At the time this portrait was made, Alfred Stieglitz was in his mid-50s and had already changed the history of American art. He had been the founder and editor of two important photography journals, Camera Notes and Camera Work. He had established the influential Photo-Secession movement in 1902 and exhibited leading art photography in a major art museum, the Albright-Knox Gallery in Buffalo, in 1910. In gallery ‘291’ Stieglitz had presented for the first time in America the most avant-garde European art by artists like Cezanne, Rodin and Picasso prior to the 1913 Armory Show. In 1917, he exhibited and published the first abstract and modernist photography of Paul Strand, thrilling in the moment.
With the close of the gallery and the demise of Camera Work, he was poised for a whole new chapter in his life. Stieglitz had seen and exhibited Georgia O’Keeffe’s work a few years prior, but when he invited her in June 1918 to live with him at his family home in Lake George, New York, thus began one of the most fruitful love affairs in American art.
Upon their meeting, Stieglitz had found his muse and O’Keeffe had found her champion. Stieglitz began the most prolific period of photographing in his career, almost as if he had to learn how to photograph again in order to discover how to see and portray his new world. He photographed O’Keeffe incessantly, making an extended body of work that acted as a “portrait” of O’Keeffe. He was so taken by her that he wrote to Arthur Dove in 1918, “O’Keeffe is a constant source of wonder to me, like Nature itself” (as quoted in Alexandra Arrowsmith and Thomas West (eds.), Two Lives: Georgia O’Keeffe and Alfred Stieglitz: A Conversation in Paintings and Photographs, p. 56).
Between 1917 and the early 1930s, Stieglitz produced more than three-hundred portraits of O’Keeffe. More than mere portraiture, these images function as visual meditations on intimacy, artistic identity, and the evolving language of modernism. Instead of presenting her in a single likeness, Stieglitz produced a long, expansive series of images capturing O’Keeffe from multiple angles and emotional registers.

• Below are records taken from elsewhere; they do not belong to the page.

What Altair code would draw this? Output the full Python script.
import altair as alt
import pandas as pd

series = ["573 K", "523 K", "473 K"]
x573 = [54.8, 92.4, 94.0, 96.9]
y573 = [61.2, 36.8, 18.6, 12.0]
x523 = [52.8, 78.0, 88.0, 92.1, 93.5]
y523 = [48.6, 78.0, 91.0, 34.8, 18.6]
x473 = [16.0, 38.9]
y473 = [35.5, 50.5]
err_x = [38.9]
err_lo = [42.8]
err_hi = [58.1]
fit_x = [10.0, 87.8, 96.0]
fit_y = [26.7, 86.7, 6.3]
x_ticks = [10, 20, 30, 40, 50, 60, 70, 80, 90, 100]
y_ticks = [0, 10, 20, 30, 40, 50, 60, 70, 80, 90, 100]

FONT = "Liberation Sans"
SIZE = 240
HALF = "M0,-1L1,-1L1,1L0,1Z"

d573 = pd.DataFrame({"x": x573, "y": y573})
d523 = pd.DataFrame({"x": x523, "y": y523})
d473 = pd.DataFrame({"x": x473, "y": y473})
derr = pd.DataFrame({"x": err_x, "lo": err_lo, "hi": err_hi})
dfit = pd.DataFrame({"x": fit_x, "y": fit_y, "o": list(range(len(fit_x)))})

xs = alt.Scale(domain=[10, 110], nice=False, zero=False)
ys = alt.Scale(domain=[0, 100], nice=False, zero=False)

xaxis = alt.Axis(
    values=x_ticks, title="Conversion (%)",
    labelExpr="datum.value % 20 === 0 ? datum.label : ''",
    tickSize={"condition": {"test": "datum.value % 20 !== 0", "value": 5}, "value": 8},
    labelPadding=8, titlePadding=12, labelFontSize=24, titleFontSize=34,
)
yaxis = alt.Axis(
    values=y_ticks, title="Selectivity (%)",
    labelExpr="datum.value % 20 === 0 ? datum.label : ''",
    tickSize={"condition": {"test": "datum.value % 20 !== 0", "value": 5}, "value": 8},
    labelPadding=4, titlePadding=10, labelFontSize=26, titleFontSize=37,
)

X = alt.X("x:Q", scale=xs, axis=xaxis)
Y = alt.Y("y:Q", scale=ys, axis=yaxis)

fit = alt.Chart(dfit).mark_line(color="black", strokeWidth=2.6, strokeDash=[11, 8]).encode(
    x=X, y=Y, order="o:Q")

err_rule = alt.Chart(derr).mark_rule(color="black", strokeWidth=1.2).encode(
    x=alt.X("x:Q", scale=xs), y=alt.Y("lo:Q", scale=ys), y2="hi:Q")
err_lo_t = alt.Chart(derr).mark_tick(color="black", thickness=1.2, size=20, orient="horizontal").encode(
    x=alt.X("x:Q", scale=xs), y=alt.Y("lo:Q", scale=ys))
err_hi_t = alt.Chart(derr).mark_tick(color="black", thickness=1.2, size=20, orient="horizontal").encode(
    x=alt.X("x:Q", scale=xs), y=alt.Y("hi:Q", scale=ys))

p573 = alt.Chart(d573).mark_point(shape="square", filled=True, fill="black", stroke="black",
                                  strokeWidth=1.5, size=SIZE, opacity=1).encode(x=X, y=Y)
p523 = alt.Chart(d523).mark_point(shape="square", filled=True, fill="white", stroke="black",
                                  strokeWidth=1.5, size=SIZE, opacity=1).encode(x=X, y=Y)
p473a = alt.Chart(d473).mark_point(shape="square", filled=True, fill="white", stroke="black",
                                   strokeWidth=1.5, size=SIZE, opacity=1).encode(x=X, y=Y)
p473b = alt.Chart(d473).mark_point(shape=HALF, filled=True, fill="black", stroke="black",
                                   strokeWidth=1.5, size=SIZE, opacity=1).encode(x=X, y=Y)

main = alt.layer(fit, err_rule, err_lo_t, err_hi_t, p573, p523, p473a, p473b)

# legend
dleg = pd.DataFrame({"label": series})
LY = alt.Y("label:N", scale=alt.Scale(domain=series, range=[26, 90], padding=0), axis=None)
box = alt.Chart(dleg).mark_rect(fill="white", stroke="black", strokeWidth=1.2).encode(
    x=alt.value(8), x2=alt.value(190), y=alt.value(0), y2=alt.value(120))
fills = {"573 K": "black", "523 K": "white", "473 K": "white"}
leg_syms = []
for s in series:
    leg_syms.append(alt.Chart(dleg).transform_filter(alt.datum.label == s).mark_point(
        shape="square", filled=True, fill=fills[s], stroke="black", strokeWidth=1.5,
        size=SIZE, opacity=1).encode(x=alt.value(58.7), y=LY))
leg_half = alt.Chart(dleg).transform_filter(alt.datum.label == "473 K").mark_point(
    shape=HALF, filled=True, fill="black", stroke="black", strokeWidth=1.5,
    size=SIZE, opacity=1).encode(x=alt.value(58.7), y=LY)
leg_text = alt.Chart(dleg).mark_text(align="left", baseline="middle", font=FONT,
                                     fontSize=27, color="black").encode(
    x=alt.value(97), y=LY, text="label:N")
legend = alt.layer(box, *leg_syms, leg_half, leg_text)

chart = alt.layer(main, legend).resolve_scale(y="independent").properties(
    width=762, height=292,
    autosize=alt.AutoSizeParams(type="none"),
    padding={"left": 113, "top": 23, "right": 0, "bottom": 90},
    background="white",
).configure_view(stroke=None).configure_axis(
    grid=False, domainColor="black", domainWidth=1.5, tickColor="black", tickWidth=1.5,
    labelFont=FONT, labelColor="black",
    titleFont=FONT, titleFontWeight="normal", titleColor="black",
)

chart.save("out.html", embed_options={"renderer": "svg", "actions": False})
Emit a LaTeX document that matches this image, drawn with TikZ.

At the heart of this extended body of work is a large group of nude figurative studies. These photographs frequently omit identifying facial features, instead focusing on O'Keeffe’s hands, torso, legs, breasts, or her full figure. This approach aligned with broader modernist experiments at the time in fragmentation and abstraction, creating synergy between the human body and natural or architectural forms. As Stieglitz and O’Keeffe were both lovers and artistic peers, these images are also imbued with an undeniable sensuality shared between them.
The present lot is among the earliest examples of Stieglitz’s legendary series of O’Keeffe, dated to 1918 – their first of nearly thirty-years living together. It is also one of only two known platinum prints of the image, the second belonging to the National Gallery of Art, Washington D.C.